= Source records =
══════

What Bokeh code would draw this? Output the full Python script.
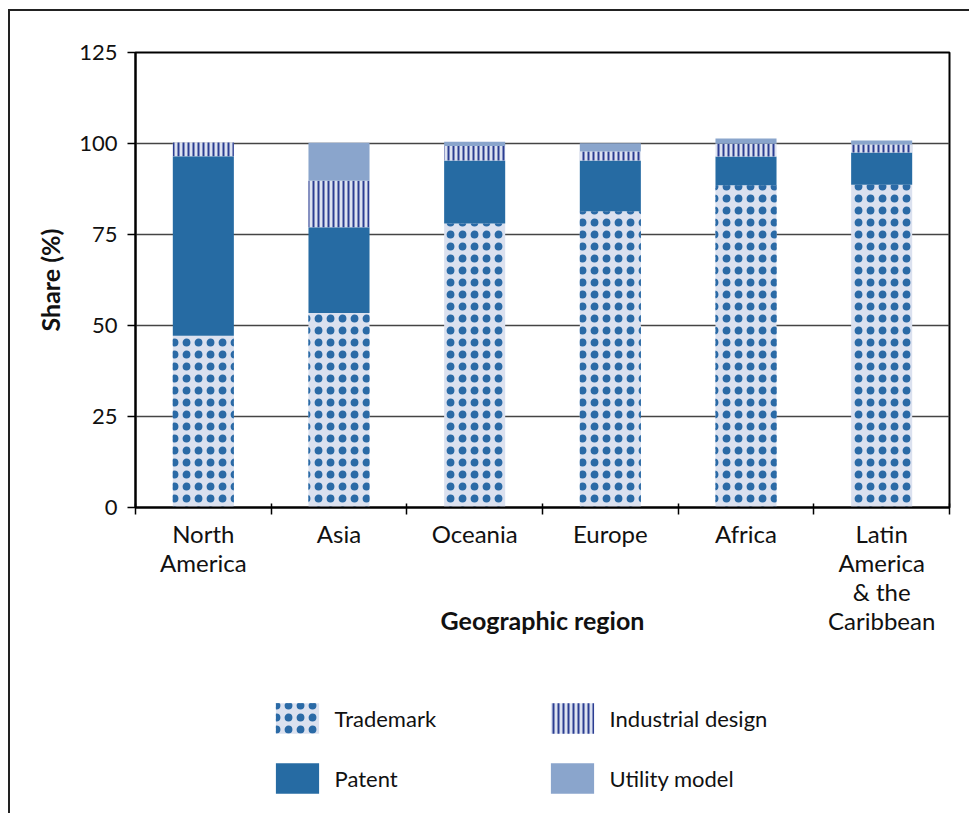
from bokeh.plotting import figure
from bokeh.models import (Range1d, FixedTicker, Legend, LegendItem,
                          ColumnDataSource, InlineStyleSheet)
from bokeh.layouts import column
from bokeh.transform import stack
from bokeh.embed import file_html
from bokeh.resources import INLINE

# ---- data ----
regions = ["North\nAmerica", "Asia", "Oceania", "Europe", "Africa",
           "Latin\nAmerica\n& the\nCaribbean"]
trademark = [47.2, 53.4, 78.0, 81.4, 88.5, 88.7]
patent = [49.3, 23.6, 17.3, 13.9, 7.9, 8.8]
industrial = [3.8, 12.8, 4.0, 2.5, 3.5, 2.2]
utility = [0.0, 10.4, 1.2, 2.3, 1.5, 1.1]
series_keys = ["trademark", "patent", "industrial", "utility"]
series_names = ["Trademark", "Patent", "Industrial design", "Utility model"]
y_ticks = [0, 25, 50, 75, 100, 125]

FONT = "Lato"
TXT = "#111111"
DOT = "#2a6aa6"

centers = [i + 0.5 for i in range(len(regions))]
bounds = list(range(len(regions) + 1))

src = ColumnDataSource(dict(x=centers, trademark=trademark, patent=patent,
                            industrial=industrial, utility=utility))

p = figure(width=969, height=690, output_backend="svg", toolbar_location=None,
           x_range=Range1d(0, len(regions)), y_range=Range1d(0, 125),
           min_border_left=135, min_border_right=20, min_border_top=52,
           min_border_bottom=183)

styles = [
    dict(fill_color="#dbe1ef", hatch_pattern=".", hatch_color=DOT,
         hatch_scale=12, hatch_weight=1),
    dict(fill_color="#266ba3"),
    dict(fill_color="#dce2f0", hatch_pattern="|", hatch_color="#2b3d92",
         hatch_scale=5, hatch_weight=2),
    dict(fill_color="#8aa5cc"),
]
# ring hatch laid over the dot hatch to enlarge the dots
ring_style = dict(fill_alpha=0, hatch_pattern="o", hatch_color=DOT,
                  hatch_scale=12, hatch_weight=1.8)

bar_renderers = []
for i, key in enumerate(series_keys):
    bottom = stack(*series_keys[:i]) if i > 0 else 0
    r = p.vbar(x="x", width=0.45, bottom=bottom,
               top=stack(*series_keys[:i + 1]), source=src,
               line_color=None, **styles[i])
    bar_renderers.append(r)
p.vbar(x="x", width=0.45, bottom=0, top=stack(series_keys[0]), source=src,
       line_color=None, **ring_style)

# axes
p.yaxis.ticker = FixedTicker(ticks=y_ticks)
p.yaxis.major_tick_out = 8
p.yaxis.major_tick_in = 0
p.yaxis.minor_tick_line_color = None
p.yaxis.major_tick_line_color = "black"
p.yaxis.major_tick_line_width = 1.5
p.yaxis.major_label_standoff = 10
p.yaxis.major_label_text_font_size = "22px"
p.yaxis.axis_label = "Share (%)"
p.yaxis.axis_label_standoff = 11

p.xaxis.ticker = FixedTicker(ticks=centers, minor_ticks=bounds)
p.xaxis.major_label_overrides = {c: r for c, r in zip(centers, regions)}
p.xaxis.major_tick_line_color = None
p.xaxis.major_tick_in = 0
p.xaxis.major_tick_out = 0
p.xaxis.minor_tick_in = 4
p.xaxis.minor_tick_out = 7
p.xaxis.minor_tick_line_width = 1.5
p.xaxis.minor_tick_line_color = "black"
p.xaxis.major_label_standoff = 4
p.xaxis.major_label_text_font_size = "24px"
p.xaxis.major_label_text_line_height = 1.0
p.xaxis.axis_label = "Geographic region"
p.xaxis.axis_label_standoff = -33

for ax in (p.xaxis, p.yaxis):
    ax.axis_line_color = "black"
    ax.axis_line_width = 2
    ax.major_label_text_font = FONT
    ax.major_label_text_color = TXT
    ax.axis_label_text_font = FONT
    ax.axis_label_text_font_size = "25px"
    ax.axis_label_text_font_style = "bold"
    ax.axis_label_text_color = TXT

p.xgrid.grid_line_color = None
p.ygrid.ticker = FixedTicker(ticks=y_ticks)
p.ygrid.grid_line_color = "#444444"
p.ygrid.grid_line_width = 1.5

p.outline_line_color = "black"
p.outline_line_width = 2
p.outline_line_alpha = 1

# ---- legend panel (separate strip below the chart) ----
lg = figure(width=969, height=123, output_backend="svg", toolbar_location=None,
            x_range=Range1d(0, 1), y_range=Range1d(0, 1),
            x_axis_location=None, y_axis_location=None,
            min_border=0, outline_line_color=None)
lg.xgrid.grid_line_color = None
lg.ygrid.grid_line_color = None

# zero-height bars that only provide the legend swatches
swatches = [lg.vbar(x=[0.5], bottom=[0], top=[0], width=0.1, line_color=None,
                    **st) for st in styles]
ring_swatch = lg.vbar(x=[0.5], bottom=[0], top=[0], width=0.1,
                      line_color=None, **ring_style)
item_renderers = [[swatches[0], ring_swatch], [swatches[1]], [swatches[2]],
                  [swatches[3]]]

legend = Legend(items=[LegendItem(label=n, renderers=rr)
                       for n, rr in zip(series_names, item_renderers)],
                location=(134.6, 16), orientation="vertical", ncols=2,
                glyph_width=54, glyph_height=38, label_standoff=11,
                label_width=188, label_height=30, spacing=22,
                padding=0, margin=0, border_line_color=None,
                background_fill_alpha=0,
                label_text_font=FONT, label_text_font_size="22px",
                label_text_color=TXT, label_text_baseline="middle")
lg.add_layout(legend, "center")

page = column(p, lg, spacing=0)

# outer frame of the figure (left and top edges visible)
page.stylesheets = [InlineStyleSheet(css="""
:host::after {
  content: "";
  position: absolute;
  left: 8px; top: 9px;
  width: calc(100% - 8px); height: calc(100% - 9px);
  box-sizing: border-box;
  border-left: 2px solid #222;
  border-top: 2px solid #222;
  pointer-events: none;
}
""")]

open("out.html", "w").write(file_html(page, INLINE))
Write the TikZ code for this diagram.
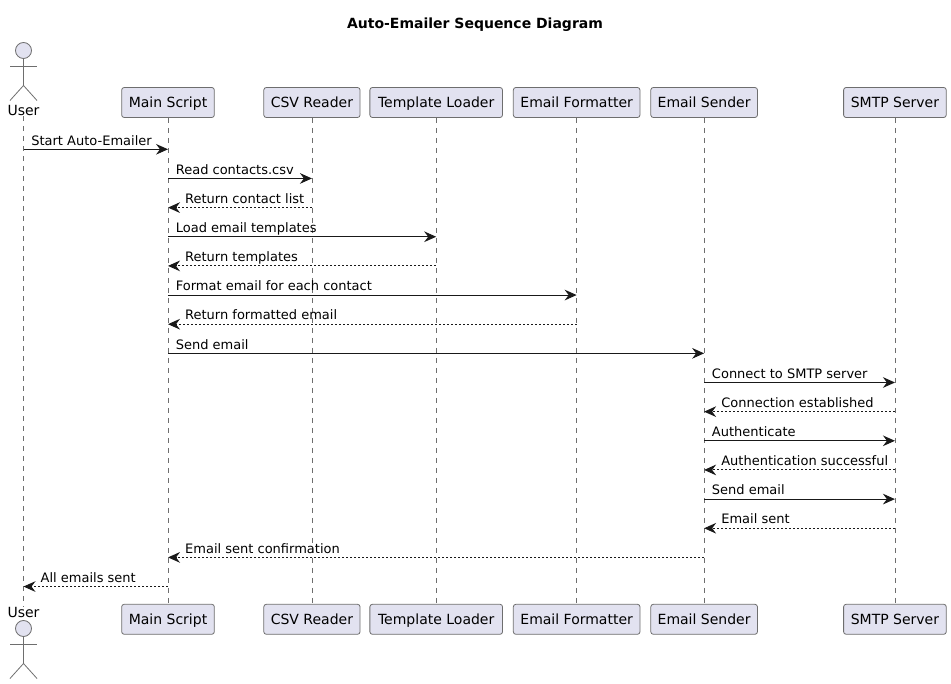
\documentclass[tikz,border=0pt]{standalone}
\usepackage{fontspec}
\setmainfont{DejaVu Sans}
\usepackage{xcolor}
\usetikzlibrary{arrows.meta, positioning}
\definecolor{boxfill}{HTML}{E2E2F0}
\definecolor{boxline}{HTML}{6E6E6E}

\begin{document}
\begin{tikzpicture}[x=0.75pt, y=-0.75pt, node distance=7.5pt,
        heading/.style={font=\fontsize{10.5}{12}\bfseries\selectfont, inner sep=0},
        block/.style={rectangle, draw=boxline, line width=0.6pt, fill=boxfill, rounded corners=1.9pt, font=\fontsize{10.5}{12}\selectfont, text height=9pt, text depth=1pt, inner ysep=0pt, inner xsep=4pt, minimum height=22.5pt},
        actor/.style={draw=boxline, line width=0.6pt},
        actorhead/.style={circle, draw=boxline, line width=0.6pt, fill=boxfill, minimum size=12pt, inner sep=0},
        actorname/.style={font=\fontsize{10.5}{12}\selectfont, inner sep=0, text height=8pt, text depth=0pt},
        lifeline/.style={draw=boxline, line width=0.5pt, dash pattern=on 3.75pt off 3.75pt},
        line/.style={draw=black!90, line width=0.75pt, -{Stealth[length=9pt, width=8pt, inset=3pt]}},
        reply/.style={line, dash pattern=on 1.5pt off 1.5pt},
        txt/.style={font=\fontsize{9.75}{12}\selectfont, inner sep=0, anchor=base west, yshift=3.2pt},
        go/.style={txt, pos=0, xshift=5.5pt},
        back/.style={txt, pos=1, xshift=12.5pt}]

        \useasboundingbox (0,0) rectangle (951,684);

        \node [heading] (diagramtitle) at (475,24.5) {Auto-Emailer Sequence Diagram};

        % Top row
        \node [block, minimum width=69.5pt] (main) at (168,102.5) {Main Script};
        \node [block, minimum width=72.2pt, right=36.5pt of main] (csv) {CSV Reader};
        \node [block, minimum width=99.5pt, right=6.75pt of csv] (template) {Template Loader};
        \node [block, minimum width=95pt, right=of template] (formatter) {Email Formatter};
        \node [block, minimum width=80pt, right=of formatter] (sender) {Email Sender};
        \node [block, minimum width=77pt, right=64pt of sender] (smtp) {SMTP Server};

        % Bottom row
        \node [block, minimum width=69.5pt, below=364.5pt of main] (mainb) {Main Script};
        \node [block, minimum width=72.2pt, below=364.5pt of csv] (csvb) {CSV Reader};
        \node [block, minimum width=99.5pt, below=364.5pt of template] (templateb) {Template Loader};
        \node [block, minimum width=95pt, below=364.5pt of formatter] (formatterb) {Email Formatter};
        \node [block, minimum width=80pt, below=364.5pt of sender] (senderb) {Email Sender};
        \node [block, minimum width=77pt, below=364.5pt of smtp] (smtpb) {SMTP Server};

        % Actors
        \node [actorhead] (userhead) at (23.5,50.5) {};
        \coordinate (userhip) at (23.5,85.5);
        \coordinate (userlarm) at (10,66);
        \coordinate (userrarm) at (37,66);
        \coordinate (userlleg) at (10,100.5);
        \coordinate (userrleg) at (37,100.5);
        \node [actorname] (user) at (23.5,110.5) {User};
        \draw [actor] (userhead) -- (userhip);
        \draw [actor] (userlarm) -- (userrarm);
        \draw [actor] (userlleg) -- (userhip) -- (userrleg);

        \node [actorname] (userb) at (23.5,612) {User};
        \node [actorhead] (userbhead) at (23.5,628.5) {};
        \coordinate (userbhip) at (23.5,663.5);
        \coordinate (userblarm) at (10,644);
        \coordinate (userbrarm) at (37,644);
        \coordinate (userblleg) at (10,678.5);
        \coordinate (userbrleg) at (37,678.5);
        \draw [actor] (userbhead) -- (userbhip);
        \draw [actor] (userblarm) -- (userbrarm);
        \draw [actor] (userblleg) -- (userbhip) -- (userbrleg);

        % Lifelines
        \path [lifeline] (user.south) -- (userb.north);
        \path [lifeline] (main.south) -- (mainb.north);
        \path [lifeline] (csv.south) -- (csvb.north);
        \path [lifeline] (template.south) -- (templateb.north);
        \path [lifeline] (formatter.south) -- (formatterb.north);
        \path [lifeline] (sender.south) -- (senderb.north);
        \path [lifeline] (smtp.south) -- (smtpb.north);

        % Message rows
        \foreach \i in {1,...,16} {
            \coordinate (r\i) at (0,{149.3+(\i-1)*29.15});
        }

        % Edges
        \path [line] (user |- r1) -- node [go] (t1) {Start Auto-Emailer} (main |- r1);
        \path [line] (main |- r2) -- node [go] (t2) {Read contacts.csv} (csv |- r2);
        \path [reply] (csv |- r3) -- node [back] (t3) {Return contact list} (main |- r3);
        \path [line] (main |- r4) -- node [go] (t4) {Load email templates} (template |- r4);
        \path [reply] (template |- r5) -- node [back] (t5) {Return templates} (main |- r5);
        \path [line] (main |- r6) -- node [go] (t6) {Format email for each contact} (formatter |- r6);
        \path [reply] (formatter |- r7) -- node [back] (t7) {Return formatted email} (main |- r7);
        \path [line] (main |- r8) -- node [go] (t8) {Send email} (sender |- r8);
        \path [line] (sender |- r9) -- node [go] (t9) {Connect to SMTP server} (smtp |- r9);
        \path [reply] (smtp |- r10) -- node [back] (t10) {Connection established} (sender |- r10);
        \path [line] (sender |- r11) -- node [go] (t11) {Authenticate} (smtp |- r11);
        \path [reply] (smtp |- r12) -- node [back] (t12) {Authentication successful} (sender |- r12);
        \path [line] (sender |- r13) -- node [go] (t13) {Send email} (smtp |- r13);
        \path [reply] (smtp |- r14) -- node [back] (t14) {Email sent} (sender |- r14);
        \path [reply] (sender |- r15) -- node [back] (t15) {Email sent confirmation} (main |- r15);
        \path [reply] (main |- r16) -- node [back] (t16) {All emails sent} (user |- r16);

    \end{tikzpicture}
\end{document}
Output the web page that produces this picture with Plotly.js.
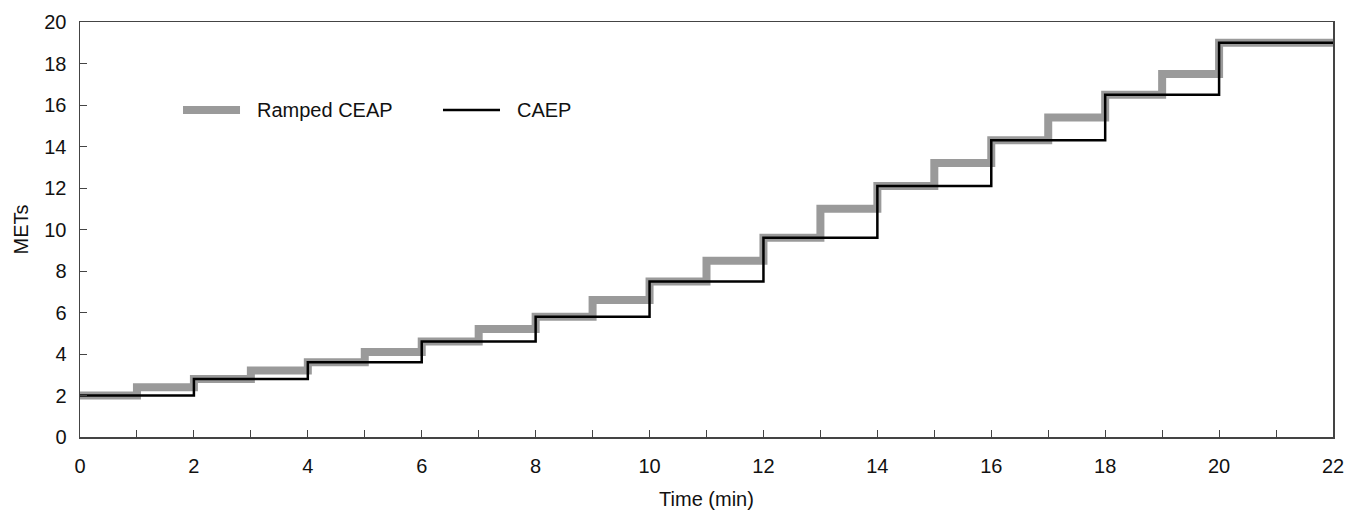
<!DOCTYPE html>
<html>
<head>
<meta charset="utf-8">
<script src="https://cdn.plot.ly/plotly-3.0.1.min.js"></script>
<style>html,body{margin:0;padding:0;background:#fff;}#chart{width:1359px;height:514px;}</style>
</head>
<body>
<div id="chart"></div>
<script>
// Ramped CEAP: 1-minute stages (last value repeated to close the step at 22 min)
const rampTime = [0,1,2,3,4,5,6,7,8,9,10,11,12,13,14,15,16,17,18,19,20,22];
const rampMets = [2.0,2.4,2.8,3.2,3.6,4.1,4.6,5.2,5.8,6.6,7.5,8.5,9.6,11.0,12.1,13.2,14.3,15.4,16.5,17.5,19.0,19.0];
// CAEP: 2-minute stages
const caepTime = [0,2,4,6,8,10,12,14,16,18,20,22];
const caepMets = [2.0,2.8,3.6,4.6,5.8,7.5,9.6,12.1,14.3,16.5,19.0,19.0];
const xTickVals = [0,2,4,6,8,10,12,14,16,18,20,22];
const yTickVals = [0,2,4,6,8,10,12,14,16,18,20];
const seriesNames = ['Ramped CEAP', 'CAEP'];

const FAM = 'Liberation Sans, Arial, sans-serif';
const font = {family: FAM, size: 20, color: '#111'};
const GRAY = '#9a9a9a';

const traces = [
  {x: rampTime, y: rampMets, type: 'scatter', mode: 'lines', name: seriesNames[0],
   line: {shape: 'hv', color: GRAY, width: 8}},
  {x: caepTime, y: caepMets, type: 'scatter', mode: 'lines', name: seriesNames[1],
   line: {shape: 'hv', color: '#000', width: 2.5}}
];

// Legend drawn as paper-positioned key lines + labels
const legY = 0.788;
const shapes = [
  {type: 'line', xref: 'paper', yref: 'paper', x0: 0.0822, x1: 0.1277, y0: legY, y1: legY,
   line: {color: GRAY, width: 8}},
  {type: 'line', xref: 'paper', yref: 'paper', x0: 0.2897, x1: 0.3352, y0: legY, y1: legY,
   line: {color: '#000', width: 2.5}}
];
const annotations = [
  {xref: 'paper', yref: 'paper', x: 0.1397, y: legY, xanchor: 'left', yanchor: 'middle',
   text: seriesNames[0], showarrow: false, font: font},
  {xref: 'paper', yref: 'paper', x: 0.3472, y: legY, xanchor: 'left', yanchor: 'middle',
   text: seriesNames[1], showarrow: false, font: font}
];

const layout = {
  width: 1359, height: 514,
  margin: {l: 80, r: 26, t: 22, b: 77},
  paper_bgcolor: '#fff', plot_bgcolor: '#fff',
  font: font,
  showlegend: false,
  shapes: shapes,
  annotations: annotations,
  xaxis: {range: [0, 22], tickvals: xTickVals, ticks: 'inside', ticklen: 7, tickcolor: '#444',
          ticklabelstandoff: 10,
          showgrid: false, zeroline: false, showline: true, linecolor: '#444', linewidth: 1.5, mirror: true,
          minor: {dtick: 1, ticks: 'inside', ticklen: 7, tickcolor: '#444', showgrid: false},
          title: {text: 'Time (min)', font: font, standoff: 16},
          tickfont: font, fixedrange: true},
  yaxis: {range: [0, 20], tickvals: yTickVals, ticks: 'inside', ticklen: 7, tickcolor: '#444',
          ticklabelstandoff: 8,
          showgrid: false, zeroline: false, showline: true, linecolor: '#444', linewidth: 1.5, mirror: true,
          title: {text: 'METs', font: font, standoff: 10},
          tickfont: font, fixedrange: true}
};

Plotly.newPlot('chart', traces, layout, {displayModeBar: false, staticPlot: true});
</script>
</body>
</html>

══════

= What to produce =
Every line in the data above that contains "this" needs to be copied.

= Reply to the exercise =
What Bokeh code would draw this? Output the full Python script.
Write the TikZ code for this diagram.
Output the web page that produces this picture with Plotly.js.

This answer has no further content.